## TASK INSTRUCTIONS
Could you retype the lines below, starting at the line holding "Convert this chart to Plotly code." and stopping at the line holding "y_ticks = [26, 30, 34, 38, 42, 46, 50]", inclusive? Copy them exactly and drop the images.

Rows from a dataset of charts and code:
==============================

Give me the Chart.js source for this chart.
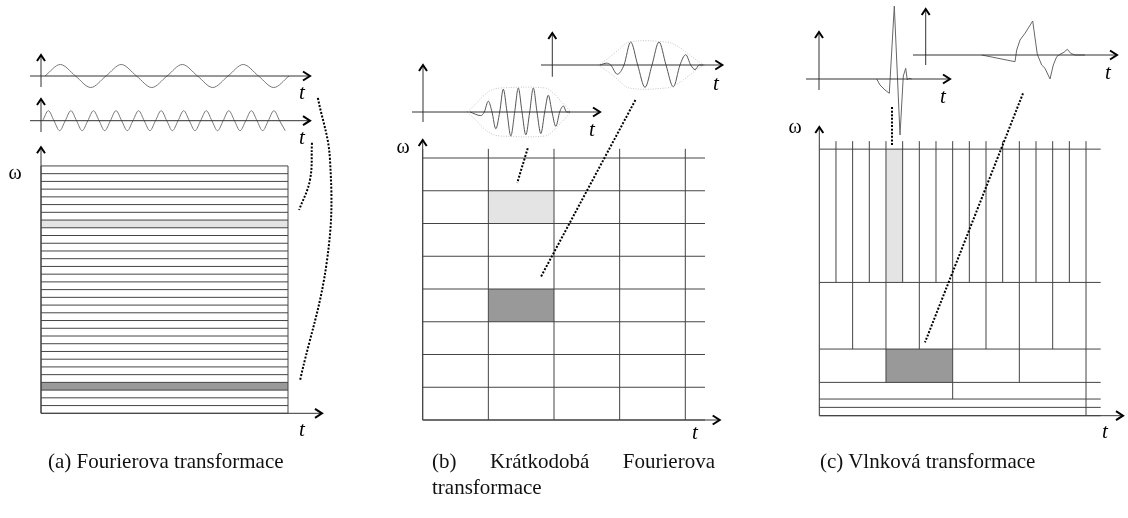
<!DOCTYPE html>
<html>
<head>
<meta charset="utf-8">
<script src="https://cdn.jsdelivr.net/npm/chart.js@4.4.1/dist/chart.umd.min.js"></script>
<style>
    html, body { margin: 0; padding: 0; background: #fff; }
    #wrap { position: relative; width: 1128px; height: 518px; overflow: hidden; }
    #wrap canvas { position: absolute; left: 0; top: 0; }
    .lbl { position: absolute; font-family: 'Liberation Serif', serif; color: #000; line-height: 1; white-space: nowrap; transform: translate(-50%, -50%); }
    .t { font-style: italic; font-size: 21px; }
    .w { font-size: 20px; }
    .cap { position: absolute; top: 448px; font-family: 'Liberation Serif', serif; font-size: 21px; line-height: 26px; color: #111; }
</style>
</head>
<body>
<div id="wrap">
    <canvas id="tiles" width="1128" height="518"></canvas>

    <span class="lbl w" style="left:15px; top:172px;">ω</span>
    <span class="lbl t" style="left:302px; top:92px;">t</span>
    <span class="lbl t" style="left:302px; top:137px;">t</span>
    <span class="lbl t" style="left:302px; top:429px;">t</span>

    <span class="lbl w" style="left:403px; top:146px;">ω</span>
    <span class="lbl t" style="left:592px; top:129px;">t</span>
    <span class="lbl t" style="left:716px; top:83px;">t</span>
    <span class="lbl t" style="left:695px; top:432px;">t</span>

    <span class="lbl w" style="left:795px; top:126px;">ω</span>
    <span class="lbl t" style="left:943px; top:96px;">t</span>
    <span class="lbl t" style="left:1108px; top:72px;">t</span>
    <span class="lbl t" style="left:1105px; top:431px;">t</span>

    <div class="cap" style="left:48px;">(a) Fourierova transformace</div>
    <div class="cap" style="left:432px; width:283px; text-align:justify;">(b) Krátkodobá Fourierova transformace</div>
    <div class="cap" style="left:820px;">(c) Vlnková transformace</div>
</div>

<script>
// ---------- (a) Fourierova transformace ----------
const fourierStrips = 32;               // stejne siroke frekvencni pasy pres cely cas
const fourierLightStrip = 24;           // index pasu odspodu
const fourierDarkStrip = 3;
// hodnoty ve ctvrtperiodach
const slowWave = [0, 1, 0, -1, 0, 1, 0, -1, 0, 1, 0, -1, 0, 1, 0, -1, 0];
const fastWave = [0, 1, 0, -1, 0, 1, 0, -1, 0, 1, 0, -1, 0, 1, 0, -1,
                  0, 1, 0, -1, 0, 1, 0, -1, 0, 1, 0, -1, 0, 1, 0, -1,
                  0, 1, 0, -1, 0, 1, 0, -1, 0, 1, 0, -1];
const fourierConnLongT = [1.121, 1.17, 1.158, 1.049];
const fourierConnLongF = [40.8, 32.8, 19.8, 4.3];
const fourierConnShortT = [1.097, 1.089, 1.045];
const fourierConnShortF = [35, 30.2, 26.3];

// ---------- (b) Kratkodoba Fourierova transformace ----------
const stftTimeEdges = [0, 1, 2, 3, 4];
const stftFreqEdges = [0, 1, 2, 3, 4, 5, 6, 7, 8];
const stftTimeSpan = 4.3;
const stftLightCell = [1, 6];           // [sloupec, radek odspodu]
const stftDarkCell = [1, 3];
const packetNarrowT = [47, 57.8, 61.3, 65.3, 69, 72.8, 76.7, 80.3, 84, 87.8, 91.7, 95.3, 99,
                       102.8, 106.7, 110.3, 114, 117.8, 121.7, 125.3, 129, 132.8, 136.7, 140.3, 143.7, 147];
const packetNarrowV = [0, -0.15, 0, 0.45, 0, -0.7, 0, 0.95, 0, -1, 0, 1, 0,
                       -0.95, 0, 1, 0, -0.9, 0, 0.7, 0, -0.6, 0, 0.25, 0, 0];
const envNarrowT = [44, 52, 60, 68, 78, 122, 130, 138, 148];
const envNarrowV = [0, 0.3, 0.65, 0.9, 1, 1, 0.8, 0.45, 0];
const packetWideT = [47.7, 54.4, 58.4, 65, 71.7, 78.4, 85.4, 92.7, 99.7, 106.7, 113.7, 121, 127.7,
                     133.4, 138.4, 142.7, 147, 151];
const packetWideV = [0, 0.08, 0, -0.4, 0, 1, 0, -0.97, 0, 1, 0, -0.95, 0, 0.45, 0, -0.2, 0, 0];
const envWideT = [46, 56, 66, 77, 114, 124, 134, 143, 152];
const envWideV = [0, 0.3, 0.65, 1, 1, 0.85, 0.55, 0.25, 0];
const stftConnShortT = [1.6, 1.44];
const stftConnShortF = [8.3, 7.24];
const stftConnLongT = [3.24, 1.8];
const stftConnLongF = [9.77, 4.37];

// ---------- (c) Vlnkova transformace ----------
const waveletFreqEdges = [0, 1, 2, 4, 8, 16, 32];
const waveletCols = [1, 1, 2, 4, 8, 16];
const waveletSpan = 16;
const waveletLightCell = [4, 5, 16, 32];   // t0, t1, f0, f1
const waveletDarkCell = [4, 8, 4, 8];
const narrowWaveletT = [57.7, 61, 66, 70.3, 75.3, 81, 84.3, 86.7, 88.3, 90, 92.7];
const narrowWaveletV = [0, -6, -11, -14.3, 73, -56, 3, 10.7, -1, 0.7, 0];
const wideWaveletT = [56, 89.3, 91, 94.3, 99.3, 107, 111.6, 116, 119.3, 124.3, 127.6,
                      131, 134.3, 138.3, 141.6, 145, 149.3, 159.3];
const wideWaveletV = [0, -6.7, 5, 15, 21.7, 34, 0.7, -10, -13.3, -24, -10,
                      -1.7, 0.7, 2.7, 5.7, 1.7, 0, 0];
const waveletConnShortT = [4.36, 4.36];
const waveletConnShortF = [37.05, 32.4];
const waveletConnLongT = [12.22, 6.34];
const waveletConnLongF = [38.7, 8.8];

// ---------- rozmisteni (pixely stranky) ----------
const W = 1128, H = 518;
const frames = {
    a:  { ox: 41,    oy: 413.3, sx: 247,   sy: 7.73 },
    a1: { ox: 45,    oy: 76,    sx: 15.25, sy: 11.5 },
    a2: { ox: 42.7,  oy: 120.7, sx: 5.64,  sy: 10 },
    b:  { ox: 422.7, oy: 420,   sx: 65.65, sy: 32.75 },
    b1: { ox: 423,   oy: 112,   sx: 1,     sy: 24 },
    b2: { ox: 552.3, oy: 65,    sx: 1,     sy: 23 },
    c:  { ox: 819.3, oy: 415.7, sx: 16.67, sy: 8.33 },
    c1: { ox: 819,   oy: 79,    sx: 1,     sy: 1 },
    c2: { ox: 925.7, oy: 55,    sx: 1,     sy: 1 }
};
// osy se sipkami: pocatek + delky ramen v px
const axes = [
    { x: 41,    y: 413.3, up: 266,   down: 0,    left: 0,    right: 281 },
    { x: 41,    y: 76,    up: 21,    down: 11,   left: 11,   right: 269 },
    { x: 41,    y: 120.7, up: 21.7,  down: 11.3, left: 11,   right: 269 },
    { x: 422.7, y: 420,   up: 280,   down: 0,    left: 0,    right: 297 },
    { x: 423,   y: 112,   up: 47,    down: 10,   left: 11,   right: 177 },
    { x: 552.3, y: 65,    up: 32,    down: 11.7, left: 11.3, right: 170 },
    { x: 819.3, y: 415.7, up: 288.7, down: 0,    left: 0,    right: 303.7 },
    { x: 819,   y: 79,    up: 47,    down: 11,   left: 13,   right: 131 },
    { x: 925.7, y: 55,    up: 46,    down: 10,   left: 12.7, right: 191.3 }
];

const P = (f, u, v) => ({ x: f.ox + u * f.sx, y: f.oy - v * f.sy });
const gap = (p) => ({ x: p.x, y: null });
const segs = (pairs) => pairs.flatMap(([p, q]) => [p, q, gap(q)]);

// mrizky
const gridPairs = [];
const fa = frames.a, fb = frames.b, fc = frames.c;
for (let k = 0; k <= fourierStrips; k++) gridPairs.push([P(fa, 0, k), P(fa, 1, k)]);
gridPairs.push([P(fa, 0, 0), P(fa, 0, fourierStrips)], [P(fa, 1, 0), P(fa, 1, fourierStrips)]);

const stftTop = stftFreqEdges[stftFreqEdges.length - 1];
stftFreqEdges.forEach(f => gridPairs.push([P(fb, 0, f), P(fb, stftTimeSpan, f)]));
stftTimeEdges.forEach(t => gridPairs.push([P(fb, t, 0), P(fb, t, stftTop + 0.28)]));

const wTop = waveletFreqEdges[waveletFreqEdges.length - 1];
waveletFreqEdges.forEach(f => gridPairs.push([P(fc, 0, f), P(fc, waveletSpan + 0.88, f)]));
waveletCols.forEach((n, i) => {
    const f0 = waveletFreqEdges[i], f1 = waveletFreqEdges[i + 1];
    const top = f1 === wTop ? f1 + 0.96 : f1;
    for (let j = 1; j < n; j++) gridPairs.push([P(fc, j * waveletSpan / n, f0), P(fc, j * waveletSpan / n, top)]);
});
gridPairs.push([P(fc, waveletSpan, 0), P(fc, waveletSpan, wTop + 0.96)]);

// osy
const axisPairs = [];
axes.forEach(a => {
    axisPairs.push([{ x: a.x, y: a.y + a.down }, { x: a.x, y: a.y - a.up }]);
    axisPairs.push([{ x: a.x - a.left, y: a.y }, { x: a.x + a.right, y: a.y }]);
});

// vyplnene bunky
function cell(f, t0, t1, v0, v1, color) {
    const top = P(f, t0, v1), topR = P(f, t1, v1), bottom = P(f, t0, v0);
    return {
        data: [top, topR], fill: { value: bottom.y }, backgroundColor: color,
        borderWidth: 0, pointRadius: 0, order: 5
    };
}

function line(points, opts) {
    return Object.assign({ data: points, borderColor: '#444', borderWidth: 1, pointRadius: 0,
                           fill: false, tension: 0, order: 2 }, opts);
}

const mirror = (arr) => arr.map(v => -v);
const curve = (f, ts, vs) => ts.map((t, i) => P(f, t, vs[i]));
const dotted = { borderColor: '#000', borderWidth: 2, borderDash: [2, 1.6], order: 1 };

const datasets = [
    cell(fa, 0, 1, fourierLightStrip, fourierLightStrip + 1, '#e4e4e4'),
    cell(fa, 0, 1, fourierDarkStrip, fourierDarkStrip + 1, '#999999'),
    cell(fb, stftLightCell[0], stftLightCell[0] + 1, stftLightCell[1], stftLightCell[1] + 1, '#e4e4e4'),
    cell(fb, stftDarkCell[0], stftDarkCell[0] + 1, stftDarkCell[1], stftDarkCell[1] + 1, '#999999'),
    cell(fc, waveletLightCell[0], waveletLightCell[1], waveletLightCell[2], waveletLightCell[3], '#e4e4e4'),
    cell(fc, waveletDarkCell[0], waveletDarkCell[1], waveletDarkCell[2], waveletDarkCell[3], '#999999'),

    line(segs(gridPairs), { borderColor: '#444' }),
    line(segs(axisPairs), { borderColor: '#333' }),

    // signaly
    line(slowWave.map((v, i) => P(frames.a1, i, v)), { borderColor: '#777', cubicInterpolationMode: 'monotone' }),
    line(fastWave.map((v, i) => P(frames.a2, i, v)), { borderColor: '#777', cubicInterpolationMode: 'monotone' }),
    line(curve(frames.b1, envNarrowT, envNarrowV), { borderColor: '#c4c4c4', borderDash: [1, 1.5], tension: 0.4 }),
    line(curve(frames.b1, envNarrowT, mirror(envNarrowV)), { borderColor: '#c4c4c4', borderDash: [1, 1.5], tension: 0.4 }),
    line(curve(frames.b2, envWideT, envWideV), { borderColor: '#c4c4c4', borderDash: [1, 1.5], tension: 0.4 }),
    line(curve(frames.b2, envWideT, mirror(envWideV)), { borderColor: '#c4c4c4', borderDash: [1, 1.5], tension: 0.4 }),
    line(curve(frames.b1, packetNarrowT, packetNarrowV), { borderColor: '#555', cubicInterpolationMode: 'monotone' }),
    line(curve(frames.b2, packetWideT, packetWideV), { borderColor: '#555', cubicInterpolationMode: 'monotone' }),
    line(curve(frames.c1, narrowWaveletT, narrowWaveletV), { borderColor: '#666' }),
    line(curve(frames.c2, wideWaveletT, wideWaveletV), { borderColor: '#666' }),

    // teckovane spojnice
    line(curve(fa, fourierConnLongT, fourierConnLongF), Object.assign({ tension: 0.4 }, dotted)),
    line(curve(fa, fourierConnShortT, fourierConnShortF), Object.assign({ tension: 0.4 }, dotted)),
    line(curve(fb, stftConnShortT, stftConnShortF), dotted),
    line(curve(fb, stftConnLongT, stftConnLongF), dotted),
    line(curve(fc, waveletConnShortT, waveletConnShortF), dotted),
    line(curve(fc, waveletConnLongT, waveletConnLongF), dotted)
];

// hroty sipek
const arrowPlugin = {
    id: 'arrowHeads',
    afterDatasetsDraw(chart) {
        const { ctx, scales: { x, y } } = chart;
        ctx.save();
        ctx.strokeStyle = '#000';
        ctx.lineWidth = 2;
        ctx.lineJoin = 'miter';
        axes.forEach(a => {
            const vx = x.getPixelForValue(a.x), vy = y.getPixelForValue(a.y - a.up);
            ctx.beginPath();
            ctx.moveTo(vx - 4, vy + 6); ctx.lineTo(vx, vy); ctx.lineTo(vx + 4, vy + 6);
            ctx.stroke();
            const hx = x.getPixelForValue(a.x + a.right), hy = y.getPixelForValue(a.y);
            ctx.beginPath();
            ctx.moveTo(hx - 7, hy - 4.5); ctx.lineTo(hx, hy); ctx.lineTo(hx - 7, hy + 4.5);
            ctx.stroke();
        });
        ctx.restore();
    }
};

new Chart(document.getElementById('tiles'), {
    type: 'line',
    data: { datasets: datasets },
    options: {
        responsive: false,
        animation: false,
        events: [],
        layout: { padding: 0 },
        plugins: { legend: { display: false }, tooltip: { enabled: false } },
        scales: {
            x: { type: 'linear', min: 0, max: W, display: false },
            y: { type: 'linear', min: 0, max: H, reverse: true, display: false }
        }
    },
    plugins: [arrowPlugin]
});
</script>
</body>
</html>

==============================

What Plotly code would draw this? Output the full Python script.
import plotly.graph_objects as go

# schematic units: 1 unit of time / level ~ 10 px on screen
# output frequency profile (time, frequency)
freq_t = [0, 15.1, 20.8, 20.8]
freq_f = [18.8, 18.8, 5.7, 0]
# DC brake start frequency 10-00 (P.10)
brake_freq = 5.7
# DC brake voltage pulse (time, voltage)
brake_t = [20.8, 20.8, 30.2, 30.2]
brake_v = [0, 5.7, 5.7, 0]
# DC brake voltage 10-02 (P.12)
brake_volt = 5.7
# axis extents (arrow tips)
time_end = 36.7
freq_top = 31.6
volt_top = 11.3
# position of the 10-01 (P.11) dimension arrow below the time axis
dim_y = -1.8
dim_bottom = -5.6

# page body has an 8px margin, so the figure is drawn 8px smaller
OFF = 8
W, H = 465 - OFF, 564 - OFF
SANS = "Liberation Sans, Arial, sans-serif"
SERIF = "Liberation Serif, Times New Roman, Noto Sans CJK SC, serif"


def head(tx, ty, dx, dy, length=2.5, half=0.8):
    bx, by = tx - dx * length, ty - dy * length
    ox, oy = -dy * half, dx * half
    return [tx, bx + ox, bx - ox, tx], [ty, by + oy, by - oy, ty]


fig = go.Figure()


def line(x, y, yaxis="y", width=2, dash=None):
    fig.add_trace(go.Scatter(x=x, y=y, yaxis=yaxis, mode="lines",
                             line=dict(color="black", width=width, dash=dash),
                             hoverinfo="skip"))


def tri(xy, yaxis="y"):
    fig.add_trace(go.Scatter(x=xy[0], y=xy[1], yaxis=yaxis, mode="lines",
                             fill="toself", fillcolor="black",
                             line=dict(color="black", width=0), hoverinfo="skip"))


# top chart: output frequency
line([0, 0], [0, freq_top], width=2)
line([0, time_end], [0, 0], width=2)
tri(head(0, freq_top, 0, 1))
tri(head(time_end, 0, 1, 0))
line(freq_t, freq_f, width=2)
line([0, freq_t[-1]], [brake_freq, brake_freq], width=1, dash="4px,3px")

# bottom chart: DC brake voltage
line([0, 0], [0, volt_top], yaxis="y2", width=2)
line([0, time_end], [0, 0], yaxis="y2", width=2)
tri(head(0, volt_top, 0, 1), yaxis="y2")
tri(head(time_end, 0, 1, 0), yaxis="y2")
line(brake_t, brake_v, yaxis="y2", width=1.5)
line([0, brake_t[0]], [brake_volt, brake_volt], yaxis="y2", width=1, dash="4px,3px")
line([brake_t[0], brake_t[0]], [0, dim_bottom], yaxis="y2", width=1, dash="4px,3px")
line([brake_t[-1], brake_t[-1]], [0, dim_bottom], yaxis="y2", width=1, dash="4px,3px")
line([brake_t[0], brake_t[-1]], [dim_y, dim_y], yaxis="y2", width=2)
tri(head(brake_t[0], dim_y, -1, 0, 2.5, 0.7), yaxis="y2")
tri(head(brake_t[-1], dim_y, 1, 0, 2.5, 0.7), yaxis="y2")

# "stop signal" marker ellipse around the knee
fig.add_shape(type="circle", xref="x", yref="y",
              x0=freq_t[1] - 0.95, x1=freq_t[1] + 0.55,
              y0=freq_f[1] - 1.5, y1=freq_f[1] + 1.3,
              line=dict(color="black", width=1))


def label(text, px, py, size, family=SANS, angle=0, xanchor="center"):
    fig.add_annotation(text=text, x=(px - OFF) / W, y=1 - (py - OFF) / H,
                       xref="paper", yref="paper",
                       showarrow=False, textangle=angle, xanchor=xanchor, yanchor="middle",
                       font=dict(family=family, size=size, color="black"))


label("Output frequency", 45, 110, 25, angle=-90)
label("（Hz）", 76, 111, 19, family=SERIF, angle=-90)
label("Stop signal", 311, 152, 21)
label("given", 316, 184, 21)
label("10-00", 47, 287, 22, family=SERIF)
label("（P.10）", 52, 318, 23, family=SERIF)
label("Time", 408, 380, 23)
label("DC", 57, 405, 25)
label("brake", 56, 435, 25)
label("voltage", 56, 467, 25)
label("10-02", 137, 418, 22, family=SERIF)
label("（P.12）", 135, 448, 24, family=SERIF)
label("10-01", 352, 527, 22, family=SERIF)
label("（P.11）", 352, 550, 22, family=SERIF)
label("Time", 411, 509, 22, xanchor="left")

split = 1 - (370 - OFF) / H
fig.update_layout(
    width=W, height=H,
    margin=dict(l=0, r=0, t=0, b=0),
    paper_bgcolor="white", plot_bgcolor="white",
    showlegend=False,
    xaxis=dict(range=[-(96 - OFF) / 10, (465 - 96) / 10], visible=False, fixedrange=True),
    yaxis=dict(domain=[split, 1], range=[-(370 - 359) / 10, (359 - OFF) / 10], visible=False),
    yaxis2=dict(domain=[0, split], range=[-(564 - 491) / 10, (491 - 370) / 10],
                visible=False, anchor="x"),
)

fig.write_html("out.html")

==============================

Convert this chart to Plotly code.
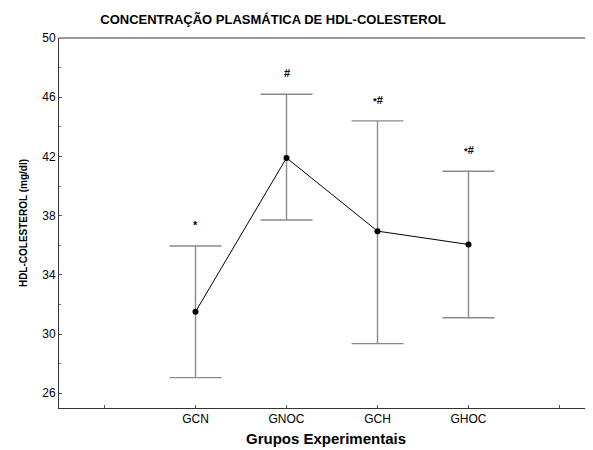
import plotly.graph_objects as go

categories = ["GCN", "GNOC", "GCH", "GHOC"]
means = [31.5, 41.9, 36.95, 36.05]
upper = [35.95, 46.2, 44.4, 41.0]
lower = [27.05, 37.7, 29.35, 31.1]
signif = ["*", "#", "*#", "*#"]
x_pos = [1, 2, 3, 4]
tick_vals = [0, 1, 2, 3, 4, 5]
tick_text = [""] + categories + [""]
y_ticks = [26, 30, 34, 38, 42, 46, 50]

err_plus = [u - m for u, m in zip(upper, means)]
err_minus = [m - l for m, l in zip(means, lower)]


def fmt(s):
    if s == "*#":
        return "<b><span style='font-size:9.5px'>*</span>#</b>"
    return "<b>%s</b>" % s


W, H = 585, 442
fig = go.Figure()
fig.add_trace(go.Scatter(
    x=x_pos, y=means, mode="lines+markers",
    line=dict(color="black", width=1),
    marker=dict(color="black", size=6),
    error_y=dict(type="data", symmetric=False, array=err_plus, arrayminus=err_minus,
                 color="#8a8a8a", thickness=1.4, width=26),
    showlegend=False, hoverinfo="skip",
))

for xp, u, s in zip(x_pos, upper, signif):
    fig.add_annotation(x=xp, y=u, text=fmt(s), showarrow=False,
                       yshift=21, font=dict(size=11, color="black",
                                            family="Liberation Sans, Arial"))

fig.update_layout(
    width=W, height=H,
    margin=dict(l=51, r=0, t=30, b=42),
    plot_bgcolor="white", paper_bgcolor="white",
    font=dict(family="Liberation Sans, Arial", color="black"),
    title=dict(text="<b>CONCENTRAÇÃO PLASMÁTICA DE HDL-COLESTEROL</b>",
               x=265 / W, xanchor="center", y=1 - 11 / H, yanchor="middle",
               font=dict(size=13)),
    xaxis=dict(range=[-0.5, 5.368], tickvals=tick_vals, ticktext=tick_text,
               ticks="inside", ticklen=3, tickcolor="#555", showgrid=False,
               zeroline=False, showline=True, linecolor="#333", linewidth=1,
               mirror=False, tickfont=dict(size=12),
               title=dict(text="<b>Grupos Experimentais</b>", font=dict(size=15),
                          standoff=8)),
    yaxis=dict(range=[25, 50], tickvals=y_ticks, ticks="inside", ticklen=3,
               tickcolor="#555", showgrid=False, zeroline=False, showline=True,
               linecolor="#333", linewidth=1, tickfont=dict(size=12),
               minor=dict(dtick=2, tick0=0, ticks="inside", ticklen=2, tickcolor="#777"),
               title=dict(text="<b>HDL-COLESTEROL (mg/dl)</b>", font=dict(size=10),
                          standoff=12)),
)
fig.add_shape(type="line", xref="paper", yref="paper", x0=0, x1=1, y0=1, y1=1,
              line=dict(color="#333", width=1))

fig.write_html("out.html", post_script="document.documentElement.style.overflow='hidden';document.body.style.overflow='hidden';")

==============================

## RESPONSE BELOW
Convert this chart to Plotly code.
import plotly.graph_objects as go

categories = ["GCN", "GNOC", "GCH", "GHOC"]
means = [31.5, 41.9, 36.95, 36.05]
upper = [35.95, 46.2, 44.4, 41.0]
lower = [27.05, 37.7, 29.35, 31.1]
signif = ["*", "#", "*#", "*#"]
x_pos = [1, 2, 3, 4]
tick_vals = [0, 1, 2, 3, 4, 5]
tick_text = [""] + categories + [""]
y_ticks = [26, 30, 34, 38, 42, 46, 50]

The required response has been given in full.